Though the New Deal was seen as a victory for the socialist and communist groups as it showed the power of their position, so too do did the U.S. Government, and it set out not to repeat this scenario. With the rising power of the FBI under J. Edgar Hoover, rooting out communists (no longer considered as American as apple pie but as the ideological agent of a foreign power, i.e. the Soviet Union) was a patriotic duty, and claiming affinity to Marx – even if rejecting the authoritarianism of Stalin – was tantamount to treason. Two new campaigns, the House Committee on Un-American Activities, led by infamous Senator McCarthy, and the secret COINTEL program which would run for nearly thirty years that infiltrated to “expose, disrupt, misdirect, discredit, or otherwise neutralize the activities” of left organizations from the Communist Party and Black Panthers, to the Civil Rights movement and KKK. The success of these efforts, as well as the complicit role played by the government and media in instilling the narrative into the psychology of the country, would have made Mitchell Palmer smile.
Once the New Deal had been put in place, even conservatives agreed about its success. President Eisenhower, a republican, stated that “should any political party attempt to abolish social security unemployment insurance and eliminate labor laws and farm programs you would not hear of that party again in our political history.” However, this seemingly prophetic statement was nothing of the sort. By the end of the 1970s, President Nixon had abandoned the Bretton-Woods system and after four stagnant years under President Carter, a new ideology that favored just what Ike though impossible emerged, the Reagan Republican Party. For that party, the New Deal was a farce because, as President Reagan stated often, “the nine most terrifying words in the English language are: I’m from the government and I’m here to help.”

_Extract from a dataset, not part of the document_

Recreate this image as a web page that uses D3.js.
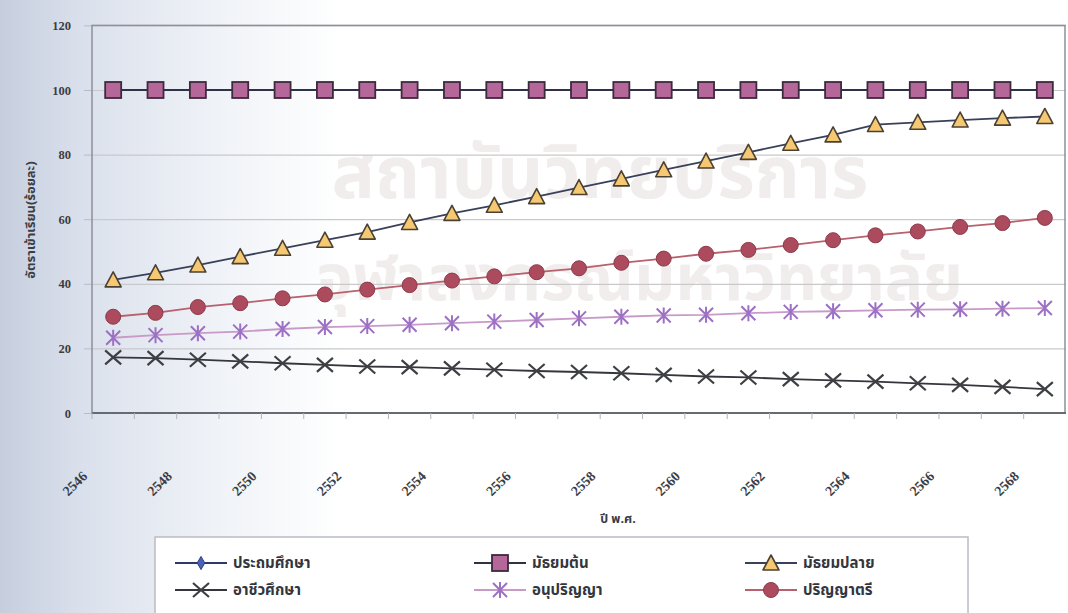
<!DOCTYPE html>
<html>
<head>
<meta charset="utf-8">
<script src="https://cdn.jsdelivr.net/npm/d3@7"></script>
<style>
  body { margin: 0; background: #fff; }
  svg { display: block; }
  .thai { font-family: "Noto Sans Thai", "Loma", "Garuda", "Tahoma", "Noto Sans", sans-serif; }
  .num { font-family: "Liberation Serif", "DejaVu Serif", serif; font-weight: bold; }
</style>
</head>
<body>
<svg id="chart" width="1068" height="613"></svg>
<script>
// Academic years (B.E.)
const years = ["2546","2547","2548","2549","2550","2551","2552","2553","2554","2555","2556","2557",
               "2558","2559","2560","2561","2562","2563","2564","2565","2566","2567","2568"];
const yearTickLabels = ["2546","2548","2550","2552","2554","2556","2558","2560","2562","2564","2566","2568"];
const yTicks = [0, 20, 40, 60, 80, 100, 120];

// Enrolment rate (%) by level
const primary        = [100,100,100,100,100,100,100,100,100,100,100,100,100,100,100,100,100,100,100,100,100,100,100];
const lowerSecondary = [100,100,100,100,100,100,100,100,100,100,100,100,100,100,100,100,100,100,100,100,100,100,100];
const upperSecondary = [41.2,43.4,45.8,48.4,51.0,53.5,56.0,59.0,61.8,64.3,67.0,69.8,72.5,75.3,78.0,80.7,83.5,86.1,89.3,90.0,90.7,91.3,91.8];
const vocational     = [17.2,17.0,16.5,16.0,15.4,14.9,14.4,14.2,13.8,13.4,13.0,12.7,12.3,11.8,11.3,11.0,10.5,10.1,9.7,9.2,8.7,8.1,7.4];
const diploma        = [23.3,24.1,24.7,25.2,26.0,26.6,26.9,27.3,27.8,28.3,28.8,29.3,29.8,30.2,30.4,30.9,31.3,31.5,31.8,32.0,32.1,32.3,32.5];
const bachelor       = [29.8,31.0,32.8,34.0,35.5,36.7,38.2,39.6,41.0,42.3,43.6,44.8,46.5,47.8,49.3,50.5,52.0,53.5,55.0,56.2,57.6,58.8,60.4];

const seriesNames = ["ประถมศึกษา","มัธยมต้น","มัธยมปลาย","อาชีวศึกษา","อนุปริญญา","ปริญญาตรี"];

const svg = d3.select("#chart");
const W = 1068, H = 613;
const plot = { left: 92, right: 1066, top: 25.4, bottom: 413 };

// page tint
const defs = svg.append("defs");
const grad = defs.append("linearGradient").attr("id", "pageTint")
  .attr("x1", "0").attr("x2", "1").attr("y1", "0").attr("y2", "0");
grad.append("stop").attr("offset", "0").attr("stop-color", "#c6cede");
grad.append("stop").attr("offset", "0.08").attr("stop-color", "#dbe1ec");
grad.append("stop").attr("offset", "0.2").attr("stop-color", "#eff2f7");
grad.append("stop").attr("offset", "0.32").attr("stop-color", "#ffffff");
grad.append("stop").attr("offset", "1").attr("stop-color", "#ffffff");
svg.append("rect").attr("width", W).attr("height", H).attr("fill", "url(#pageTint)");

// faint library watermark
const wm = svg.append("g").attr("class", "thai").attr("fill", "#e6e0e0").attr("opacity", 0.55)
  .attr("font-weight", "bold").attr("text-anchor", "middle");
wm.append("text").attr("x", 600).attr("y", 198).attr("font-size", 72).text("สถาบันวิทยบริการ");
wm.append("text").attr("x", 640).attr("y", 300).attr("font-size", 64).text("จุฬาลงกรณ์มหาวิทยาลัย");

const x = d3.scaleBand().domain(years).range([plot.left, plot.right]).padding(0);
const cx = d => x(d) + x.bandwidth() / 2;
const y = d3.scaleLinear().domain([0, 120]).range([plot.bottom, plot.top]);

// gridlines
svg.append("g")
  .attr("transform", `translate(${plot.left},0)`)
  .call(d3.axisLeft(y).tickValues(yTicks).tickSize(-(plot.right - plot.left)).tickFormat(""))
  .call(g => g.select(".domain").remove())
  .call(g => g.selectAll("line").attr("stroke", "#c9c9cc").attr("stroke-width", 1.2));

// small outer ticks on the value axis
svg.append("g")
  .attr("transform", `translate(${plot.left},0)`)
  .call(d3.axisLeft(y).tickValues(yTicks).tickSize(8).tickFormat(""))
  .call(g => g.select(".domain").remove())
  .call(g => g.selectAll("line").attr("stroke", "#b8bcc6"));

// plot frame
svg.append("rect")
  .attr("x", plot.left).attr("y", plot.top)
  .attr("width", plot.right - plot.left - 1).attr("height", plot.bottom - plot.top)
  .attr("fill", "none").attr("stroke", "#8d9099").attr("stroke-width", 1.5);

// category axis with ticks between years
const xAxis = svg.append("g").attr("transform", `translate(0,${plot.bottom})`);
xAxis.append("line").attr("x1", plot.left).attr("x2", plot.right).attr("stroke", "#666a72").attr("stroke-width", 2);
xAxis.selectAll("line.tick").data(years).join("line")
  .attr("class", "tick")
  .attr("x1", d => x(d)).attr("x2", d => x(d))
  .attr("y1", 0).attr("y2", 6).attr("stroke", "#b0b3ba");

// value axis labels
svg.append("g").attr("class", "num").attr("font-size", 12.5).attr("fill", "#3a3d44")
  .selectAll("text").data(yTicks).join("text")
  .attr("x", 71).attr("y", d => y(d) + 4.5).attr("text-anchor", "end")
  .text(d => d);

// rotated year labels
svg.append("g").attr("class", "num").attr("font-size", 14).attr("fill", "#3a3d44")
  .selectAll("text").data(yearTickLabels).join("text")
  .attr("text-anchor", "end")
  .attr("transform", d => `translate(${cx(d) - 25},${plot.bottom + 64}) rotate(-45)`)
  .text(d => d);

// axis titles
svg.append("text").attr("class", "thai").attr("font-size", 13).attr("font-weight", "bold").attr("fill", "#3a3d44")
  .attr("text-anchor", "middle")
  .attr("transform", `translate(35,220) rotate(-90)`)
  .text("อัตราเข้าเรียน(ร้อยละ)");
svg.append("text").attr("class", "thai").attr("font-size", 12.5).attr("font-weight", "bold").attr("fill", "#3a3d44")
  .attr("x", 618).attr("y", 523).attr("text-anchor", "middle")
  .text("ปี พ.ศ.");

// marker painters
const markers = {
  diamond: (g) => g.append("path").attr("d", d3.symbol(d3.symbolDiamond, 50)())
    .attr("fill", "#4a63b8").attr("stroke", "#2c3f80").attr("stroke-width", 1),
  square: (g) => g.append("rect").attr("x", -8).attr("y", -8).attr("width", 16).attr("height", 16)
    .attr("fill", "#b5679a").attr("stroke", "#3d2a3e").attr("stroke-width", 1.8),
  triangle: (g) => g.append("path").attr("d", "M0,-8L8,7L-8,7Z")
    .attr("fill", "#f6c872").attr("stroke", "#4a4034").attr("stroke-width", 1.6).attr("stroke-linejoin", "round"),
  cross: (g) => g.append("path").attr("d", "M-8,-7L8,7M-8,7L8,-7")
    .attr("stroke", "#3e3f44").attr("stroke-width", 2.2).attr("fill", "none"),
  star: (g) => g.append("path").attr("d", "M-7,-7L7,7M-7,7L7,-7M0,-8L0,8")
    .attr("stroke", "#9c70c4").attr("stroke-width", 2).attr("fill", "none"),
  circle: (g) => g.append("circle").attr("r", 7.5)
    .attr("fill", "#ad4b5e").attr("stroke", "#8d3a4a").attr("stroke-width", 1)
};

const series = [
  { name: seriesNames[0], values: primary,        line: "#2e3a66", marker: "diamond" },
  { name: seriesNames[1], values: lowerSecondary, line: "#2f3148", marker: "square" },
  { name: seriesNames[2], values: upperSecondary, line: "#39405a", marker: "triangle" },
  { name: seriesNames[3], values: vocational,     line: "#35363b", marker: "cross" },
  { name: seriesNames[4], values: diploma,        line: "#c89ac8", marker: "star" },
  { name: seriesNames[5], values: bachelor,       line: "#b9606e", marker: "circle" }
];

const line = d3.line().x((d, i) => cx(years[i])).y(d => y(d));

series.forEach(s => {
  const g = svg.append("g");
  g.append("path").datum(s.values).attr("d", line)
    .attr("fill", "none").attr("stroke", s.line).attr("stroke-width", 1.8);
  g.selectAll("g.m").data(s.values).join("g")
    .attr("class", "m")
    .attr("transform", (d, i) => `translate(${cx(years[i])},${y(d)})`)
    .each(function () { markers[s.marker](d3.select(this)); });
});

// legend
const legend = svg.append("g");
legend.append("rect").attr("x", 155).attr("y", 537).attr("width", 813).attr("height", 90)
  .attr("fill", "#fff").attr("stroke", "#b9bcc4").attr("stroke-width", 1.5);
const colX = [175, 474, 745];
const rowY = [563, 590];
series.forEach((s, i) => {
  const lx = colX[i % 3], ly = rowY[Math.floor(i / 3)];
  const g = legend.append("g").attr("transform", `translate(${lx},${ly})`);
  g.append("line").attr("x1", 0).attr("x2", 52).attr("stroke", s.line).attr("stroke-width", 1.8);
  markers[s.marker](g.append("g").attr("transform", "translate(26,0)"));
  g.append("text").attr("class", "thai").attr("x", 58).attr("y", 5)
    .attr("font-size", 15).attr("font-weight", "bold").attr("fill", "#33363d")
    .text(s.name);
});
</script>
</body>
</html>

The Reagan Republicans ended what allegiance that party had to the New Deal and took advantage of the destruction of the radical left by the state to begin to dismantle the system it had been responsible for instituting. The growing financial industry and its new robber barons captured the Republican Party with large donations and assistance, both legal and illegal. What was illegal was soon targeted for rebuke legally, resulting in Citizens United. At the same time the distractive potential of new media, namely 24-hour television (prior to the 1980 TV stations actually turned off for the night), was able to push narratives with a such force and repetition that all other voices, formerly kept alive by party presses and local advertising, were effectively silenced, leading to what Noam Chomsky has called the manufacture of consent.

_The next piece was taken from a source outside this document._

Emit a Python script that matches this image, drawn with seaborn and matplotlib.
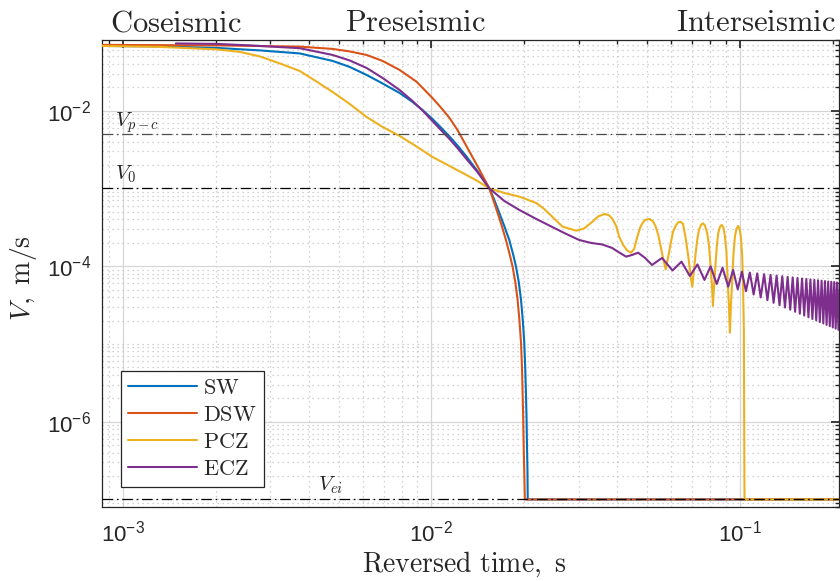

The success of this manufacturing of consent was so successful that the wealthy elite moved for more, using its wealth, power, and influence to remove the absolute allegiance to the New Deal by the Democratic Party in a few short election cycles. Ultimately, the Democratic Party, the supposed representative of labor and the working class itself pivoted to become “New Democrats” with a corporate ideology that, like their conservative cousins, serves the interest of the new financialized elite. Talks of privatizing social security and greatly removing welfare benefits has not caused the parties to be unheard from again, instead the ideas have growing support among a large cohort of propagandized Americans. Indeed, even the Democratic Party and its allies work against modern welfare state expansion such as a single payer healthcare system under this new paradigm.
Given this background, it seems that the battle is lost. After the fall of the Berlin Wall and the color revolutions in Europe and Central Asia in 1989 that led to the breakup of the Soviet Union in 1991, what value there was in socialism seemed lost. The Soviet Union was far from a workers’ paradise. Instead, what promise the October Revolution cast into the world had been sullied by violence and repression, handicapped by war, left to rust by stagnation and irrational elite behavior, kept paranoid by threats and useless wars, left without any moral compass by unnecessary decisions and elite hubris (though the same could be said for the Americans as well – the systems are more similar than either would surely admit). It had appeared that capitalism had won the larger war.

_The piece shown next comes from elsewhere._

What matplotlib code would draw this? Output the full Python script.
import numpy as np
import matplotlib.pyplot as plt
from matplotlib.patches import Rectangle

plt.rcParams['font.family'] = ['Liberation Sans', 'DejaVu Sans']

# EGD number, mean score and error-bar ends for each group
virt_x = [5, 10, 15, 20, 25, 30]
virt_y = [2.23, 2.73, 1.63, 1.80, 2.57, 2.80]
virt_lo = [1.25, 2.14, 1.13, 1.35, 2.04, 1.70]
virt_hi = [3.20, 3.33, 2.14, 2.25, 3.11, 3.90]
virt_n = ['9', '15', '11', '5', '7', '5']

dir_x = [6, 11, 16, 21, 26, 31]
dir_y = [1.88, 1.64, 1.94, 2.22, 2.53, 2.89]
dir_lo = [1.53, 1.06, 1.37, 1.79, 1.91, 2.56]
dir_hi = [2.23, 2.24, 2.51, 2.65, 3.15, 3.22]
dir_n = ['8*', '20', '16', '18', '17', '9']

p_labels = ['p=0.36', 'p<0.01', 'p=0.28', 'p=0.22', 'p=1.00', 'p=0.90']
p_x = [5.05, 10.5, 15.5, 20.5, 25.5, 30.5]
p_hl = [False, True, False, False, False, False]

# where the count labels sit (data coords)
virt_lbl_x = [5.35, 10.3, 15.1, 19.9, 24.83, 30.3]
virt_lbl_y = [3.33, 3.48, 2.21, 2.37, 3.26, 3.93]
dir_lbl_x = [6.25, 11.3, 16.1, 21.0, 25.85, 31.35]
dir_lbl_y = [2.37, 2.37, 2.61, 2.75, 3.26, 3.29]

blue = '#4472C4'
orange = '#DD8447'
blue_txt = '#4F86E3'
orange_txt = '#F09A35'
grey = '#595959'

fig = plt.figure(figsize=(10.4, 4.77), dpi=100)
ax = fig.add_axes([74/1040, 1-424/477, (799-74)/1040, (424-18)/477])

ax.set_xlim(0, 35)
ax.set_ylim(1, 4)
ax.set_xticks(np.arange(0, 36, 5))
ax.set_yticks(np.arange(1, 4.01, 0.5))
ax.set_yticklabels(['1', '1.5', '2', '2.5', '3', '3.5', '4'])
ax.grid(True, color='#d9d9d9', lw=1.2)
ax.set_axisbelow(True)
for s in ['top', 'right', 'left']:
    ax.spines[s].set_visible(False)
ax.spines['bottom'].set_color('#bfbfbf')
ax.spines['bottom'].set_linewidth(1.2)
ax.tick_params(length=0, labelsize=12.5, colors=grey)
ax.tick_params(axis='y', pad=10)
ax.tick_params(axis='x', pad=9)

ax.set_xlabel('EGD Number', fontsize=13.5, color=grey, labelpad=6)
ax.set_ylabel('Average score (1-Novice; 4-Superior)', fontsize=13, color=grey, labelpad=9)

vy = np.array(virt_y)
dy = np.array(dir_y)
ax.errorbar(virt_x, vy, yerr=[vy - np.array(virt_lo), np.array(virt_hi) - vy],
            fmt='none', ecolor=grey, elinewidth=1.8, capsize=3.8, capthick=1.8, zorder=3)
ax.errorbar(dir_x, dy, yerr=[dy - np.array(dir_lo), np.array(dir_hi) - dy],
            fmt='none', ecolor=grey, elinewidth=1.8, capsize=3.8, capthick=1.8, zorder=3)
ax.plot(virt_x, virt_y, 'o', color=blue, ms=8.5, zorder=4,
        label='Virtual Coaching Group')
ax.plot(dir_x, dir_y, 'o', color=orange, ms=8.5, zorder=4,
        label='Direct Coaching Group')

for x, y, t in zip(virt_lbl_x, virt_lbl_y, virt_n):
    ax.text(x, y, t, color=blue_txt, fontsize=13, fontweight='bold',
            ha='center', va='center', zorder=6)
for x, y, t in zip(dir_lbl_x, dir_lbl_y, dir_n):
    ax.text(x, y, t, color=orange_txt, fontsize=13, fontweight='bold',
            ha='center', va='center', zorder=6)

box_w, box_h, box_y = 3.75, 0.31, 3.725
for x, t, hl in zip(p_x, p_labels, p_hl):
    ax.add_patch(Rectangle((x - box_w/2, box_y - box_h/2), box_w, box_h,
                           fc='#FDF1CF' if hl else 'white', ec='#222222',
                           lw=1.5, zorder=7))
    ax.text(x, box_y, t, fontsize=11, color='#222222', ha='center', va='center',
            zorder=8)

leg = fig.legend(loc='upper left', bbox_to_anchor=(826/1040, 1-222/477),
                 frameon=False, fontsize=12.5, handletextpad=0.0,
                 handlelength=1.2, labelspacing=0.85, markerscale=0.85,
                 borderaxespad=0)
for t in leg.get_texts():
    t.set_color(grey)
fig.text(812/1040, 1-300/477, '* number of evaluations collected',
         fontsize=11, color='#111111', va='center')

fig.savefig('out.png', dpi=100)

But that was thirty years ago, and while a generation of Americans and Russians saw each other, and the ideology the other represented, as the incarnate of evil, a new generation has been born after the end of the Cold War, where the propaganda of that time seems silly and without salience. While this generation has grown up in an environment that has seen the New Deal under attack, they have also seen the consequence of doing so – the Great Recession – the second worst crisis in modern capitalism after the crash of ’29. In the 1930s socialist and communist parties were large and well organized and therefore able to capitalize on the anger and resentment that comes from economic crisis. But when the people were forced to bailout large financial corporations because of their illegal and immoral behavior, the destruction of the left had been so complete they could not step into the ole they had 80 years before. As a result, the anger that inevitably came from the bailout was itself captured by elite interests in the form of the Tea Party movement. What little the left could muster in its resistance, Occupy Wall Street, was again subject to state violence through COINTEL-style infiltration such as mass arrests, evictions, intimidation, as well as media blackouts or disparaging misinformation stories. As a result of this continued and well organized repression, there was no Second New Deal under President Obama.
But ideas do not die when the conditions do not change, and in many ways, things have not changed much from 1917. Though there are no large American socialist and communist parties, the general ideas of socialism – the promise of a better world for everyone – remains something worthy of exploration. Indeed, among those under 30 years old socialism is more popular than capitalism. With the rise of a man who claims to be a democratic-socialist, Bernie Sanders, who despite not winning the democratic primary in 2016 remains America’s most popular politician, combined with the election of Donald Trump, one of America’s least favored presidents, the possibility for a new rise in socialist agitation is not merely the prediction of a dreamer. Indeed, on May Day, the traditional International Labor Day, of 2017 there is expected to be a large general strike not seen in the United States since the 1930s.
American history has shown that when progressive radical elements are allowed to express the revolutionary discontent, whether they be patriots, anti-federalists, abolitionists, or communists, the country moves forward, not backwards. While in the post-9/11 world radicalism has different and much more sinister definition, it is what is sorely needed today. Students and activists are showing their discontent, whether it be on the streets of Berkeley or occupied city parks, but they are without the revolutionary history that the education system refuses to teach them for fear of growing that radicalization. However, if that history is reviewed it presents a clear lesson for us to combat the problems of our modern politics – the necessity of the next American Revolution.